--- START ---

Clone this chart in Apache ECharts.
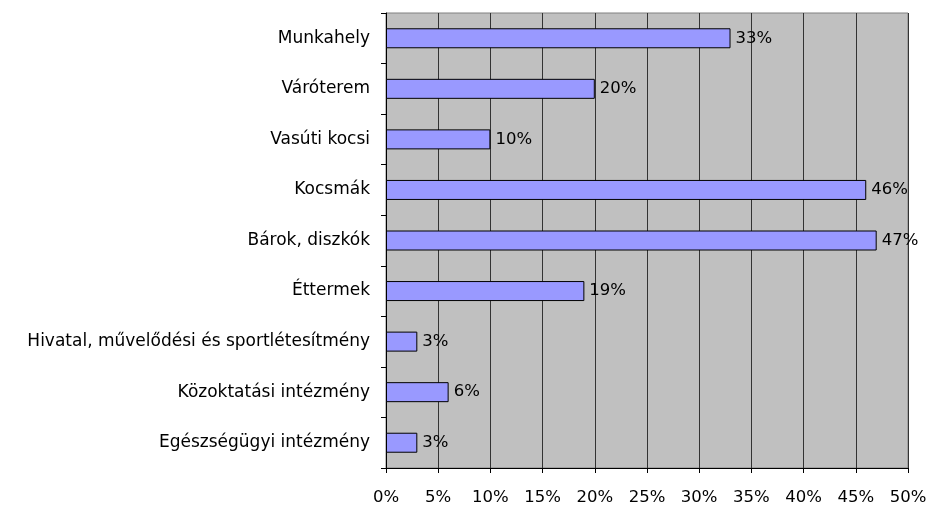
<!DOCTYPE html>
<html>
<head>
<meta charset="utf-8">
<script src="https://cdn.jsdelivr.net/npm/echarts@6/dist/echarts.min.js"></script>
<style>
    html, body { margin: 0; padding: 0; background: #fff; }
    #chart { width: 931px; height: 510px; }
</style>
</head>
<body>
<div id="chart"></div>
<script>
// categories listed top to bottom
const categories = [
    'Munkahely',
    'Váróterem',
    'Vasúti kocsi',
    'Kocsmák',
    'Bárok, diszkók',
    'Éttermek',
    'Hivatal, művelődési és sportlétesítmény',
    'Közoktatási intézmény',
    'Egészségügyi intézmény'
];
const values = [33, 20, 10, 46, 47, 19, 3, 6, 3];
const xTicks = [0, 5, 10, 15, 20, 25, 30, 35, 40, 45, 50];

const font = 'DejaVu Sans, Arial, sans-serif';

const option = {
    animation: false,
    grid: {
        left: 386,
        top: 13,
        right: 23,
        bottom: 42,
        show: true,
        backgroundColor: '#c0c0c0',
        borderColor: '#808080',
        borderWidth: 1
    },
    xAxis: {
        type: 'value',
        min: xTicks[0],
        max: xTicks[xTicks.length - 1],
        interval: 5,
        axisLine: { show: true, lineStyle: { color: '#000' } },
        axisTick: { show: true, length: 5, lineStyle: { color: '#000' } },
        splitLine: { show: true, lineStyle: { color: '#333', width: 1 } },
        axisLabel: {
            color: '#000',
            fontFamily: font,
            fontSize: 16.5,
            margin: 21,
            formatter: '{value}%'
        }
    },
    yAxis: {
        type: 'category',
        inverse: true,
        data: categories,
        axisLine: { show: true, lineStyle: { color: '#000' } },
        axisTick: { show: true, length: 5, alignWithLabel: false, lineStyle: { color: '#000' } },
        axisLabel: {
            color: '#000',
            fontFamily: font,
            fontSize: 17,
            margin: 16
        }
    },
    series: [
        {
            type: 'bar',
            data: values,
            barWidth: 20,
            itemStyle: {
                color: '#9999ff',
                borderColor: '#000',
                borderWidth: 1
            },
            label: {
                show: true,
                position: 'right',
                distance: 5,
                color: '#000',
                fontFamily: font,
                fontSize: 16.5,
                formatter: '{c}%'
            }
        }
    ]
};

const chart = echarts.init(document.getElementById('chart'));
chart.setOption(option);
</script>
</body>
</html>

--- END ---

- _PROBLEM TO WORK ON_: Exclude the pictures, and transcribe all of the material exactly.

- _EXERCISE RESULT_:
Clone this chart in Apache ECharts.
<!DOCTYPE html>
<html>
<head>
<meta charset="utf-8">
<script src="https://cdn.jsdelivr.net/npm/echarts@6/dist/echarts.min.js"></script>
<style>
    html, body { margin: 0; padding: 0; background: #fff; }
    #chart { width: 931px; height: 510px; }
</style>
</head>
<body>
<div id="chart"></div>
<script>
// categories listed top to bottom
const categories = [
    'Munkahely',
    'Váróterem',
    'Vasúti kocsi',
    'Kocsmák',
    'Bárok, diszkók',
    'Éttermek',
    'Hivatal, művelődési és sportlétesítmény',
    'Közoktatási intézmény',
    'Egészségügyi intézmény'
];
const values = [33, 20, 10, 46, 47, 19, 3, 6, 3];
const xTicks = [0, 5, 10, 15, 20, 25, 30, 35, 40, 45, 50];

const font = 'DejaVu Sans, Arial, sans-serif';

const option = {
    animation: false,
    grid: {
        left: 386,
        top: 13,
        right: 23,
        bottom: 42,
        show: true,
        backgroundColor: '#c0c0c0',
        borderColor: '#808080',
        borderWidth: 1
    },
    xAxis: {
        type: 'value',
        min: xTicks[0],
        max: xTicks[xTicks.length - 1],
        interval: 5,
        axisLine: { show: true, lineStyle: { color: '#000' } },
        axisTick: { show: true, length: 5, lineStyle: { color: '#000' } },
        splitLine: { show: true, lineStyle: { color: '#333', width: 1 } },
        axisLabel: {
            color: '#000',
            fontFamily: font,
            fontSize: 16.5,
            margin: 21,
            formatter: '{value}%'
        }
    },
    yAxis: {
        type: 'category',
        inverse: true,
        data: categories,
        axisLine: { show: true, lineStyle: { color: '#000' } },
        axisTick: { show: true, length: 5, alignWithLabel: false, lineStyle: { color: '#000' } },
        axisLabel: {
            color: '#000',
            fontFamily: font,
            fontSize: 17,
            margin: 16
        }
    },
    series: [
        {
            type: 'bar',
            data: values,
            barWidth: 20,
            itemStyle: {
                color: '#9999ff',
                borderColor: '#000',
                borderWidth: 1
            },
            label: {
                show: true,
                position: 'right',
                distance: 5,
                color: '#000',
                fontFamily: font,
                fontSize: 16.5,
                formatter: '{c}%'
            }
        }
    ]
};

const chart = echarts.init(document.getElementById('chart'));
chart.setOption(option);
</script>
</body>
</html>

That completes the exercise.